• **Work to be completed**
Working from the top of the listing below, retype each line through the line containing "(duser) at (390,375)", both included, with no pictures.

• **Information shown**
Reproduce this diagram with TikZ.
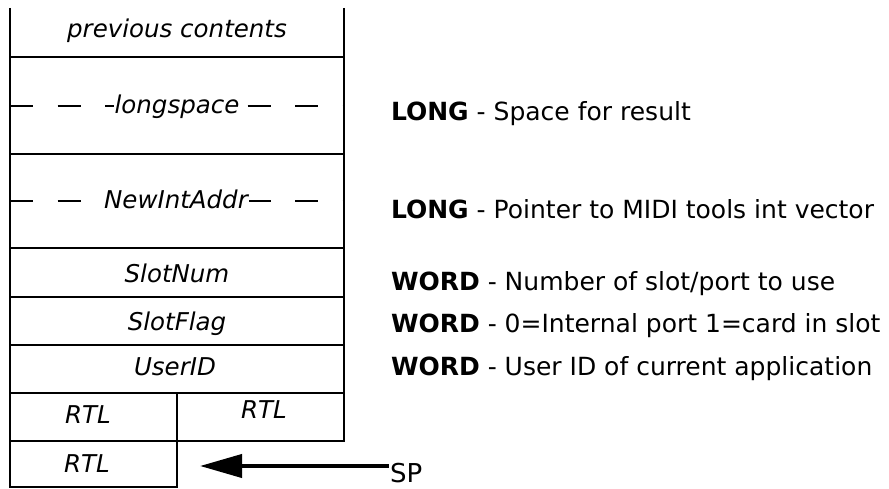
\documentclass[tikz,border=0pt]{standalone}
\usepackage{fontspec}
\setmainfont{DejaVu Sans}
\usetikzlibrary{arrows.meta}

\begin{document}
\begin{tikzpicture}[x=1pt, y=-1pt, line width=2pt,
    field/.style={font=\fontsize{24.5}{28}\selectfont\itshape, anchor=base, inner sep=0pt},
    longfield/.style={field, fill=white, inner xsep=1pt},
    note/.style={font=\fontsize{25}{30}\selectfont, anchor=base west, inner sep=0pt},
    splitline/.style={dash pattern=on 23pt off 24.5pt}]
    \useasboundingbox (0,0) rectangle (889,489);

    % stack frame
    \draw (10,8) -- (10,487) -- (177,487) -- (177,393);
    \draw (344,8) -- (344,441) -- (10,441);
    \foreach \y in {57,154,248,297,345,393}
    \draw (10,\y) -- (344,\y);
    \draw[splitline] (10,106) -- (344,106);
    \draw[splitline] (10,201) -- (344,201);

    % stack fields
    \node[field] (prev) at (177,38) {previous contents};
    \node[longfield] (space) at (177,114) {longspace};
    \node[longfield] (addr) at (176,209) {NewIntAddr};
    \node[field] (slot) at (177,283) {SlotNum};
    \node[field] (flag) at (177,330) {SlotFlag};
    \node[field] (user) at (175,375) {UserID};
    \node[field] (rtla) at (88,423) {RTL};
    \node[field] (rtlb) at (264,418) {RTL};
    \node[field] (rtlc) at (87,472) {RTL};

    % descriptions
    \node[note] (dspace) at (390,121) {\textbf{LONG} - Space for result};
    \node[note] (daddr) at (390,219) {\textbf{LONG} - Pointer to MIDI tools int vector};
    \node[note] (dslot) at (390,290) {\textbf{WORD} - Number of slot/port to use};
    \node[note] (dflag) at (390,332) {\textbf{WORD} - 0=Internal port 1=card in slot};
    \node[note] (duser) at (390,375) {\textbf{WORD} - User ID of current application};

    % stack pointer
    \node[note, font=\fontsize{26}{30}\selectfont] (sp) at (389,482) {SP};
    \coordinate (tip) at (200,466);
    \draw[{Triangle[length=42pt,width=23pt]}-, line width=4pt] (tip) -- (tip -| sp.west);

\end{tikzpicture}
\end{document}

• **Written response**
Reproduce this diagram with TikZ.
\documentclass[tikz,border=0pt]{standalone}
\usepackage{fontspec}
\setmainfont{DejaVu Sans}
\usetikzlibrary{arrows.meta}

\begin{document}
\begin{tikzpicture}[x=1pt, y=-1pt, line width=2pt,
    field/.style={font=\fontsize{24.5}{28}\selectfont\itshape, anchor=base, inner sep=0pt},
    longfield/.style={field, fill=white, inner xsep=1pt},
    note/.style={font=\fontsize{25}{30}\selectfont, anchor=base west, inner sep=0pt},
    splitline/.style={dash pattern=on 23pt off 24.5pt}]
    \useasboundingbox (0,0) rectangle (889,489);

    % stack frame
    \draw (10,8) -- (10,487) -- (177,487) -- (177,393);
    \draw (344,8) -- (344,441) -- (10,441);
    \foreach \y in {57,154,248,297,345,393}
    \draw (10,\y) -- (344,\y);
    \draw[splitline] (10,106) -- (344,106);
    \draw[splitline] (10,201) -- (344,201);

    % stack fields
    \node[field] (prev) at (177,38) {previous contents};
    \node[longfield] (space) at (177,114) {longspace};
    \node[longfield] (addr) at (176,209) {NewIntAddr};
    \node[field] (slot) at (177,283) {SlotNum};
    \node[field] (flag) at (177,330) {SlotFlag};
    \node[field] (user) at (175,375) {UserID};
    \node[field] (rtla) at (88,423) {RTL};
    \node[field] (rtlb) at (264,418) {RTL};
    \node[field] (rtlc) at (87,472) {RTL};

    % descriptions
    \node[note] (dspace) at (390,121) {\textbf{LONG} - Space for result};
    \node[note] (daddr) at (390,219) {\textbf{LONG} - Pointer to MIDI tools int vector};
    \node[note] (dslot) at (390,290) {\textbf{WORD} - Number of slot/port to use};
    \node[note] (dflag) at (390,332) {\textbf{WORD} - 0=Internal port 1=card in slot};
    \node[note] (duser) at (390,375) {\textbf{WORD} - User ID of current application};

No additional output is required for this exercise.